* **GIVEN REQUEST**
Pictures stay out of the copy. Repeat exactly the lines from the first entry below through the line that contains "BAR_W = 0.492", and nothing beyond.
## START EXCERPTED RECORDS
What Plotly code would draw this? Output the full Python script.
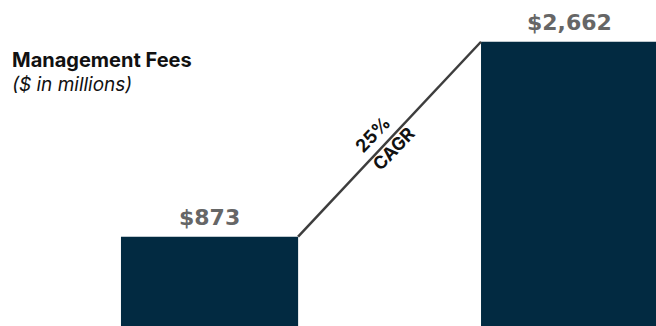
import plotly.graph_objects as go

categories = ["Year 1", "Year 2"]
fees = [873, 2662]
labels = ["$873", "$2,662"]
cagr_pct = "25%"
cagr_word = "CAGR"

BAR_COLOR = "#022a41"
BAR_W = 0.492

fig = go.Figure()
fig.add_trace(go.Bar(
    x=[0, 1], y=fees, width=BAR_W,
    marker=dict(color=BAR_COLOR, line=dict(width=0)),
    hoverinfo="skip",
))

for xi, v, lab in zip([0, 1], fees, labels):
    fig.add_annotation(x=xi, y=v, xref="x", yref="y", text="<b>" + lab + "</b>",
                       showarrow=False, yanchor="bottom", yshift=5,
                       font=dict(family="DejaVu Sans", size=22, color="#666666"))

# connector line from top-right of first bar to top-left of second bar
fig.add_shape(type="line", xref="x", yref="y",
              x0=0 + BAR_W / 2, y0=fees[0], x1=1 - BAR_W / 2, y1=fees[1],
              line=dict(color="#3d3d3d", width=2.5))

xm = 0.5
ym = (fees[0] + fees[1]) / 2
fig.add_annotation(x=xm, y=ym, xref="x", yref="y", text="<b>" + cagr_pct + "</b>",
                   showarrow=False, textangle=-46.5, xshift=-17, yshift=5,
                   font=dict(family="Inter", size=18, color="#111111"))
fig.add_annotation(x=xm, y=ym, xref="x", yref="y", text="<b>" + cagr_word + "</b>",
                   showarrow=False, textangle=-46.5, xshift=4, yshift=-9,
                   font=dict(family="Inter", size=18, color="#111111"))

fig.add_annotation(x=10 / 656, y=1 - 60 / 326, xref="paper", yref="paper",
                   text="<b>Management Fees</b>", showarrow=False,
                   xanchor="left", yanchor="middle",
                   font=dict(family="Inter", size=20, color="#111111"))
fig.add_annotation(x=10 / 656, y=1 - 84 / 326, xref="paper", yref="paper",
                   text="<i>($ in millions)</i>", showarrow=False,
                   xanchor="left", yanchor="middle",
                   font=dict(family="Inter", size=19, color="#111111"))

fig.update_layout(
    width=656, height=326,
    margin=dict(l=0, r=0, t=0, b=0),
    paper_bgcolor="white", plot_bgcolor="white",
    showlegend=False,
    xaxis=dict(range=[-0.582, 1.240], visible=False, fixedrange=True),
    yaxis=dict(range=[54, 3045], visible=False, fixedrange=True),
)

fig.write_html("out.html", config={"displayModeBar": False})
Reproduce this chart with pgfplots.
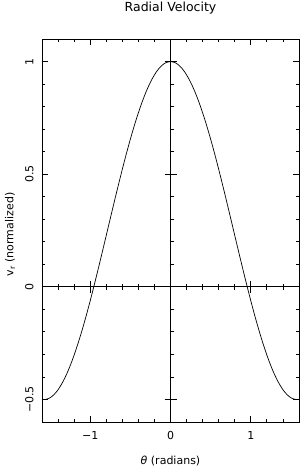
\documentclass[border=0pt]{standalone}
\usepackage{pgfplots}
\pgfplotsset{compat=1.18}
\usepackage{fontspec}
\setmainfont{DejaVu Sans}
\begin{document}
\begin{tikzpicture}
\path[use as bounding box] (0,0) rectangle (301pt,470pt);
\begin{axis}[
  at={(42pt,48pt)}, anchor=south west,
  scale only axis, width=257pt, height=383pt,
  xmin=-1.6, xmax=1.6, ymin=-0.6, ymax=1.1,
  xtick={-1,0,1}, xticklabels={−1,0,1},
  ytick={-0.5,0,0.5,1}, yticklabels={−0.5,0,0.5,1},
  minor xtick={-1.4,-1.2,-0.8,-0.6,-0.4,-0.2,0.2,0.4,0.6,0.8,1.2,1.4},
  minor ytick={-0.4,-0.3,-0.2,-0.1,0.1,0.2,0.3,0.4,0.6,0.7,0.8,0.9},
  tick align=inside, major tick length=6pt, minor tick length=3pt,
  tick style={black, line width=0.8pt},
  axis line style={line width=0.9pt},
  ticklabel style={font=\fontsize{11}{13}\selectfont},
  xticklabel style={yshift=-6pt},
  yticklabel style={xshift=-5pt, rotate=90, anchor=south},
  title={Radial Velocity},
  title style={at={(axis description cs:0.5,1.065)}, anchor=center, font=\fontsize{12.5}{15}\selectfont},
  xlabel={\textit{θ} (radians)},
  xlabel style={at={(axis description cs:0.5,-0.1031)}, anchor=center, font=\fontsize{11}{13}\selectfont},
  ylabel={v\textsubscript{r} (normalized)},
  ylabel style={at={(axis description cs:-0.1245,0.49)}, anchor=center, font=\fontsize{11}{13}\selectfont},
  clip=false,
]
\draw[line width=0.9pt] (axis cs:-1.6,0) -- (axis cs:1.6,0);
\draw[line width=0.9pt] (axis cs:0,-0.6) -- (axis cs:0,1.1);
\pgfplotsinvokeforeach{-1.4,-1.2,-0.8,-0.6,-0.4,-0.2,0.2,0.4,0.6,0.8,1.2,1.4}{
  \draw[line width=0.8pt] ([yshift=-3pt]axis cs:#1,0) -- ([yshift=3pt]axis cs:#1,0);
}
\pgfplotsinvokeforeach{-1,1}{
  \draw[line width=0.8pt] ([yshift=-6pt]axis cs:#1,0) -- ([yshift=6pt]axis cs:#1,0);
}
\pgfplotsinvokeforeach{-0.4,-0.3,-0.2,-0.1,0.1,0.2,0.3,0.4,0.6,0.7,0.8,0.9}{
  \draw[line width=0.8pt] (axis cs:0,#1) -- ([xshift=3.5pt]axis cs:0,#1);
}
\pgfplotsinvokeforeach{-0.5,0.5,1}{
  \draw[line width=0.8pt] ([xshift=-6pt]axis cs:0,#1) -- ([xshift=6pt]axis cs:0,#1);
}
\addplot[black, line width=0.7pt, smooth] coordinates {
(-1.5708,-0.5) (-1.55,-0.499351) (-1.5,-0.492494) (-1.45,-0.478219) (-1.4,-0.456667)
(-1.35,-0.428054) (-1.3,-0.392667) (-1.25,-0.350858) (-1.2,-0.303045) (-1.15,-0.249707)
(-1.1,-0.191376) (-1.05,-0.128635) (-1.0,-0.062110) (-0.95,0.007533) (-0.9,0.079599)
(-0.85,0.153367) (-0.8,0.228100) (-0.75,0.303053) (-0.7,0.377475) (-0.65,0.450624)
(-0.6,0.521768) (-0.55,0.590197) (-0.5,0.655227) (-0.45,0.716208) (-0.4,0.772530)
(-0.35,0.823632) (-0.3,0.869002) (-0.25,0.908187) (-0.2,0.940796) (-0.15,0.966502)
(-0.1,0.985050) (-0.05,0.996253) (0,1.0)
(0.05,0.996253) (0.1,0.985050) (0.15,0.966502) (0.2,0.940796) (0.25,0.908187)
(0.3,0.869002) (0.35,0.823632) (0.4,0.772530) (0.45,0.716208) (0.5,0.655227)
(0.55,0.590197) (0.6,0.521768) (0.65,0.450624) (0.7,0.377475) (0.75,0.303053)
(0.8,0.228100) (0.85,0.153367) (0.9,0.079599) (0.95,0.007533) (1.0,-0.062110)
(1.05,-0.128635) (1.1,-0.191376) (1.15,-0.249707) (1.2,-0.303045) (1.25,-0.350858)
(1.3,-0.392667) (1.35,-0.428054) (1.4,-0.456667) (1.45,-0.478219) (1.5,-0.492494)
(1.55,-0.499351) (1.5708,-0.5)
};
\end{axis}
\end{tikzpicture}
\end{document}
## END EXCERPTED RECORDS
* **COMPLETE ANSWER**
What Plotly code would draw this? Output the full Python script.
import plotly.graph_objects as go

categories = ["Year 1", "Year 2"]
fees = [873, 2662]
labels = ["$873", "$2,662"]
cagr_pct = "25%"
cagr_word = "CAGR"

BAR_COLOR = "#022a41"
BAR_W = 0.492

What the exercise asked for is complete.